Given data:
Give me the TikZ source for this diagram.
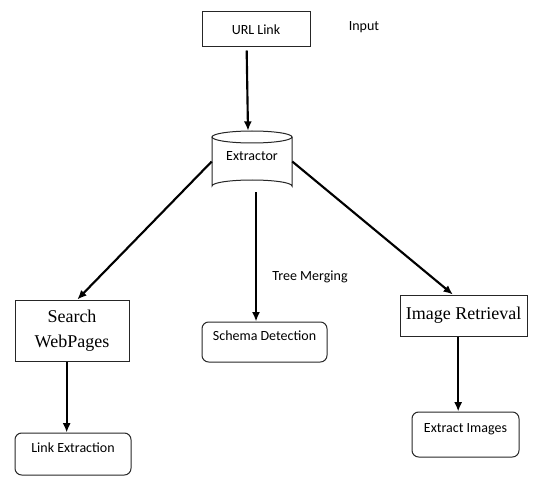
\documentclass[tikz,border=0pt]{standalone}
\usepackage{fontspec}
\setmainfont{Liberation Serif}
\newfontfamily\calfont{Carlito}
\usetikzlibrary{arrows.meta}
\begin{document}
\begin{tikzpicture}[x=0.75pt,y=-0.75pt,
  box/.style={draw=black!85,line width=0.75pt,inner sep=0pt},
  calbox/.style={box,font=\calfont\fontsize{10.5pt}{12pt}\selectfont},
  serifbox/.style={box,font=\fontsize{13.5pt}{19pt}\selectfont,align=center},
  roundbox/.style={calbox,rounded corners=5pt},
  lbl/.style={font=\calfont\fontsize{10.5pt}{12pt}\selectfont,inner sep=0pt},
  arr/.style={line width=1.6pt,-{Latex[length=7pt,width=6pt]}}]
\useasboundingbox (0,0) rectangle (534,477);
% URL link
\node[calbox,minimum width=108*0.75pt,minimum height=35*0.75pt] (url) at (256,29.5) {URL Link};
\node[lbl] (inp) at (364,27) {Input};
% cylinder
\node[minimum width=80*0.75pt,minimum height=61*0.75pt,inner sep=0pt] (ext) at (252,161.5) {};
\draw[black!85,line width=0.75pt,fill=white] (212,137) -- (212,186) arc[start angle=180,end angle=360,x radius=40,y radius=6] -- (292,137);
\draw[black!85,line width=0.75pt] (252,137) ellipse[x radius=40,y radius=6];
\node[lbl] (extlbl) at (252,156) {Extractor};
% second level
\node[serifbox,minimum width=114*0.75pt,minimum height=61*0.75pt] (sw) at (72,330.5) {Search\\WebPages};
\node[roundbox,minimum width=125*0.75pt,minimum height=40*0.75pt,text depth=9pt] (sd) at (264.5,342) {Schema Detection};
\node[serifbox,minimum width=127*0.75pt,minimum height=41*0.75pt] (ir) at (463.5,315.5) {Image Retrieval};
\node[lbl] (tm) at (310,277) {Tree Merging};
% third level
\node[roundbox,minimum width=116*0.75pt,minimum height=42*0.75pt,text depth=9pt] (le) at (73,454) {Link Extraction};
\node[roundbox,minimum width=107*0.75pt,minimum height=45*0.75pt,text depth=9pt] (ei) at (465.5,434.5) {Extract Images};
% connectors
\draw[arr] ([xshift=-7]url.south) ++(0,3) -- ([xshift=-3]ext.north);
\draw[arr] (ext.west) -- ([xshift=4]sw.north);
\draw[arr] (ext.east) -- ([xshift=-8]ir.north);
\draw[arr] ([xshift=3]ext.south) -- ([xshift=3]ext.south |- sd.north);
\draw[arr] ([xshift=-4]sw.south) -- ([xshift=-4]sw.south |- le.north);
\draw[arr] ([xshift=-4]ir.south) -- ([xshift=-4]ir.south |- ei.north);
\end{tikzpicture}
\end{document}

What you are asked to do:
Quote in full the listing given above; the images are to be left out.

Answer:
Give me the TikZ source for this diagram.
\documentclass[tikz,border=0pt]{standalone}
\usepackage{fontspec}
\setmainfont{Liberation Serif}
\newfontfamily\calfont{Carlito}
\usetikzlibrary{arrows.meta}
\begin{document}
\begin{tikzpicture}[x=0.75pt,y=-0.75pt,
  box/.style={draw=black!85,line width=0.75pt,inner sep=0pt},
  calbox/.style={box,font=\calfont\fontsize{10.5pt}{12pt}\selectfont},
  serifbox/.style={box,font=\fontsize{13.5pt}{19pt}\selectfont,align=center},
  roundbox/.style={calbox,rounded corners=5pt},
  lbl/.style={font=\calfont\fontsize{10.5pt}{12pt}\selectfont,inner sep=0pt},
  arr/.style={line width=1.6pt,-{Latex[length=7pt,width=6pt]}}]
\useasboundingbox (0,0) rectangle (534,477);
% URL link
\node[calbox,minimum width=108*0.75pt,minimum height=35*0.75pt] (url) at (256,29.5) {URL Link};
\node[lbl] (inp) at (364,27) {Input};
% cylinder
\node[minimum width=80*0.75pt,minimum height=61*0.75pt,inner sep=0pt] (ext) at (252,161.5) {};
\draw[black!85,line width=0.75pt,fill=white] (212,137) -- (212,186) arc[start angle=180,end angle=360,x radius=40,y radius=6] -- (292,137);
\draw[black!85,line width=0.75pt] (252,137) ellipse[x radius=40,y radius=6];
\node[lbl] (extlbl) at (252,156) {Extractor};
% second level
\node[serifbox,minimum width=114*0.75pt,minimum height=61*0.75pt] (sw) at (72,330.5) {Search\\WebPages};
\node[roundbox,minimum width=125*0.75pt,minimum height=40*0.75pt,text depth=9pt] (sd) at (264.5,342) {Schema Detection};
\node[serifbox,minimum width=127*0.75pt,minimum height=41*0.75pt] (ir) at (463.5,315.5) {Image Retrieval};
\node[lbl] (tm) at (310,277) {Tree Merging};
% third level
\node[roundbox,minimum width=116*0.75pt,minimum height=42*0.75pt,text depth=9pt] (le) at (73,454) {Link Extraction};
\node[roundbox,minimum width=107*0.75pt,minimum height=45*0.75pt,text depth=9pt] (ei) at (465.5,434.5) {Extract Images};
% connectors
\draw[arr] ([xshift=-7]url.south) ++(0,3) -- ([xshift=-3]ext.north);
\draw[arr] (ext.west) -- ([xshift=4]sw.north);
\draw[arr] (ext.east) -- ([xshift=-8]ir.north);
\draw[arr] ([xshift=3]ext.south) -- ([xshift=3]ext.south |- sd.north);
\draw[arr] ([xshift=-4]sw.south) -- ([xshift=-4]sw.south |- le.north);
\draw[arr] ([xshift=-4]ir.south) -- ([xshift=-4]ir.south |- ei.north);
\end{tikzpicture}
\end{document}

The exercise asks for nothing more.